Exercise requirements ▸ Return the lines below exactly, from the first line to the line that contains "(1458,9) rectangle (1490,184);". Leave out pictures.

Data shown ▸
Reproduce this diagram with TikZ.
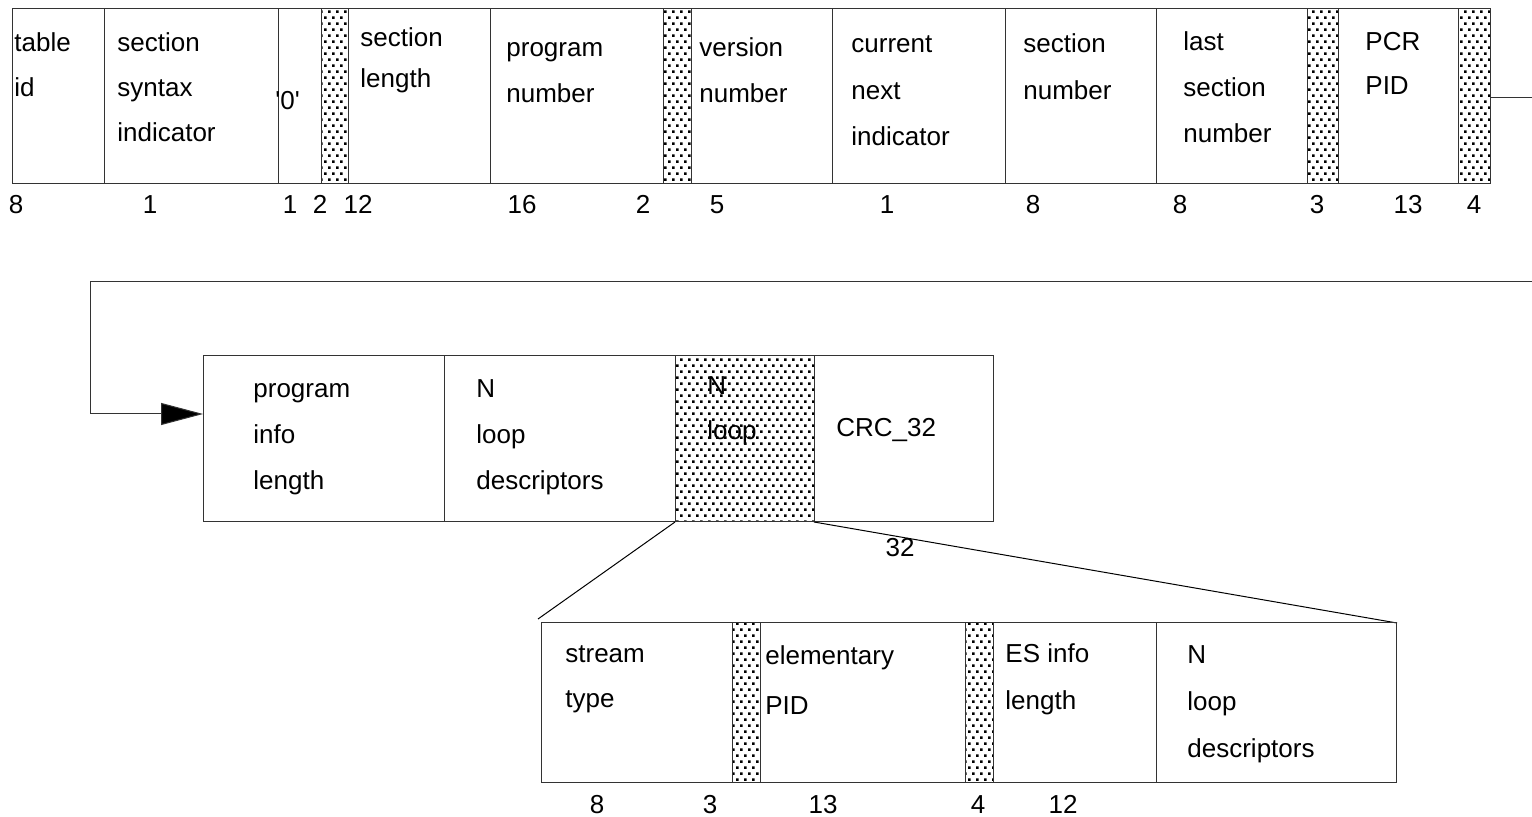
\documentclass[tikz,border=0pt]{standalone}
\usepackage{fontspec}
\setmainfont{Liberation Sans}
\usetikzlibrary{arrows.meta,patterns}

% dotted fill for the reserved bits
\pgfdeclarepatternformonly{fielddots}{\pgfqpoint{-0.5pt}{-0.5pt}}{\pgfqpoint{3.5pt}{5.5pt}}{\pgfqpoint{4pt}{6pt}}{%
  \pgfpathrectangle{\pgfqpoint{0pt}{0pt}}{\pgfqpoint{1.3pt}{1.3pt}}%
  \pgfpathrectangle{\pgfqpoint{2pt}{3pt}}{\pgfqpoint{1.3pt}{1.3pt}}%
  \pgfusepath{fill}}

\tikzset{
  field/.style={draw=black!80, line width=0.5pt},
  pad/.style={field, pattern=fielddots},
  ftext/.style={anchor=base west, inner sep=0pt, align=left, font=\fontsize{13}{23}\selectfont},
  bits/.style={anchor=base, inner sep=0pt, font=\fontsize{13}{15}\selectfont},
}

\begin{document}
\begin{tikzpicture}[x=0.5pt, y=-0.5pt]

    \fill[white] (0,0) rectangle (1532,817);
    \useasboundingbox (0,0) rectangle (1532,817);

    % ---- First row of the section ----
    \draw[field] (12,9) rectangle (1490,184);
    \draw[field] (104,9) -- (104,184);
    \draw[field] (278,9) -- (278,184);
    \draw[pad] (321,9) rectangle (348,184);
    \draw[field] (490,9) -- (490,184);
    \draw[pad] (663,9) rectangle (691,184);
    \draw[field] (832,9) -- (832,184);
    \draw[field] (1005,9) -- (1005,184);
    \draw[field] (1156,9) -- (1156,184);
    \draw[pad] (1307,9) rectangle (1338,184);
    \draw[pad] (1458,9) rectangle (1490,184);

    % texts are placed at the baseline of their last line
    \node[ftext, font=\fontsize{13}{22.5}\selectfont] (tableid) at (14,97) {table\\id};
    \node[ftext, font=\fontsize{13}{22.5}\selectfont] (syntax) at (117,142) {section\\syntax\\indicator};
    \node[ftext] (zero) at (275,110) {\textquotesingle0\textquotesingle};
    \node[ftext, font=\fontsize{13}{20.5}\selectfont] (seclen) at (360,88) {section\\length};
    \node[ftext] (prognum) at (506,103) {program\\number};
    \node[ftext] (vernum) at (699,103) {version\\number};
    \node[ftext, font=\fontsize{13}{23.3}\selectfont] (curnext) at (851,146) {current\\next\\indicator};
    \node[ftext, font=\fontsize{13}{23.5}\selectfont] (secnum) at (1023,100) {section\\number};
    \node[ftext] (lastsec) at (1183,143) {last\\section\\number};
    \node[ftext, font=\fontsize{13}{22}\selectfont] (pcrpid) at (1365,95) {PCR\\PID};

    % bit counts
    \node[bits] (n1) at (16,214) {8};
    \node[bits] (n2) at (150,214) {1};
    \node[bits] (n3) at (290,214) {1};
    \node[bits] (n4) at (320,214) {2};
    \node[bits] (n5) at (358,214) {12};
    \node[bits] (n6) at (522,214) {16};
    \node[bits] (n7) at (643,214) {2};
    \node[bits] (n8) at (717,214) {5};
    \node[bits] (n9) at (887,214) {1};
    \node[bits] (n10) at (1033,214) {8};
    \node[bits] (n11) at (1180,214) {8};
    \node[bits] (n12) at (1317,214) {3};
    \node[bits] (n13) at (1408,214) {13};
    \node[bits] (n14) at (1474,214) {4};

    % ---- continuation to the second row ----
    \coordinate (out) at (1490,98);
    \coordinate (edgeA) at (1532,98);
    \coordinate (edgeB) at (1532,282);
    \coordinate (back) at (90,282);
    \coordinate (pinfo) at (203,414);
    \draw[field] (out) -- (edgeA);
    \draw[field, -{Triangle[length=21pt,width=11pt,fill=black]}] (edgeB) -- (back) |- (pinfo);

    % ---- Second row ----
    \draw[field] (203,356) rectangle (993,522);
    \draw[field] (444,356) -- (444,522);
    \draw[pad] (675,356) rectangle (814,522);

    \node[ftext] (proginfo) at (253,490) {program\\info\\length};
    \node[ftext] (progdesc) at (476,490) {N\\loop\\descriptors};
    \node[ftext, font=\fontsize{13}{22.5}\selectfont] (esloop) at (707,440) {N\\loop};
    \node[ftext] (crc) at (836,437) {CRC\_32};
    \node[bits] (n15) at (900,557) {32};

    % ---- expansion of the N loop ----
    \coordinate (loopbl) at (675,522);
    \coordinate (loopbr) at (814,522);
    \coordinate (estl) at (538,619);
    \coordinate (estr) at (1397,623);
    \draw[line width=0.5pt] (loopbl) -- (estl);
    \draw[line width=0.5pt] (loopbr) -- (estr);

    \draw[field] (541,623) rectangle (1396,782);
    \draw[pad] (732,623) rectangle (760,782);
    \draw[pad] (965,623) rectangle (993,782);
    \draw[field] (1156,623) -- (1156,782);

    \node[ftext, font=\fontsize{13}{22.5}\selectfont] (sttype) at (565,708) {stream\\type};
    \node[ftext, font=\fontsize{13}{25}\selectfont] (elpid) at (765,715) {elementary\\PID};
    \node[ftext, font=\fontsize{13}{23.5}\selectfont] (esinfo) at (1005,710) {ES info\\length};
    \node[ftext, font=\fontsize{13}{23.5}\selectfont] (esdesc) at (1187,757) {N\\loop\\descriptors};

    \node[bits] (n16) at (597,813) {8};
    \node[bits] (n17) at (710,813) {3};
    \node[bits] (n18) at (823,813) {13};
    \node[bits] (n19) at (978,813) {4};
    \node[bits] (n20) at (1063,813) {12};

\end{tikzpicture}
\end{document}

Worked answer ▸
Reproduce this diagram with TikZ.
\documentclass[tikz,border=0pt]{standalone}
\usepackage{fontspec}
\setmainfont{Liberation Sans}
\usetikzlibrary{arrows.meta,patterns}

% dotted fill for the reserved bits
\pgfdeclarepatternformonly{fielddots}{\pgfqpoint{-0.5pt}{-0.5pt}}{\pgfqpoint{3.5pt}{5.5pt}}{\pgfqpoint{4pt}{6pt}}{%
  \pgfpathrectangle{\pgfqpoint{0pt}{0pt}}{\pgfqpoint{1.3pt}{1.3pt}}%
  \pgfpathrectangle{\pgfqpoint{2pt}{3pt}}{\pgfqpoint{1.3pt}{1.3pt}}%
  \pgfusepath{fill}}

\tikzset{
  field/.style={draw=black!80, line width=0.5pt},
  pad/.style={field, pattern=fielddots},
  ftext/.style={anchor=base west, inner sep=0pt, align=left, font=\fontsize{13}{23}\selectfont},
  bits/.style={anchor=base, inner sep=0pt, font=\fontsize{13}{15}\selectfont},
}

\begin{document}
\begin{tikzpicture}[x=0.5pt, y=-0.5pt]

    \fill[white] (0,0) rectangle (1532,817);
    \useasboundingbox (0,0) rectangle (1532,817);

    % ---- First row of the section ----
    \draw[field] (12,9) rectangle (1490,184);
    \draw[field] (104,9) -- (104,184);
    \draw[field] (278,9) -- (278,184);
    \draw[pad] (321,9) rectangle (348,184);
    \draw[field] (490,9) -- (490,184);
    \draw[pad] (663,9) rectangle (691,184);
    \draw[field] (832,9) -- (832,184);
    \draw[field] (1005,9) -- (1005,184);
    \draw[field] (1156,9) -- (1156,184);
    \draw[pad] (1307,9) rectangle (1338,184);
    \draw[pad] (1458,9) rectangle (1490,184);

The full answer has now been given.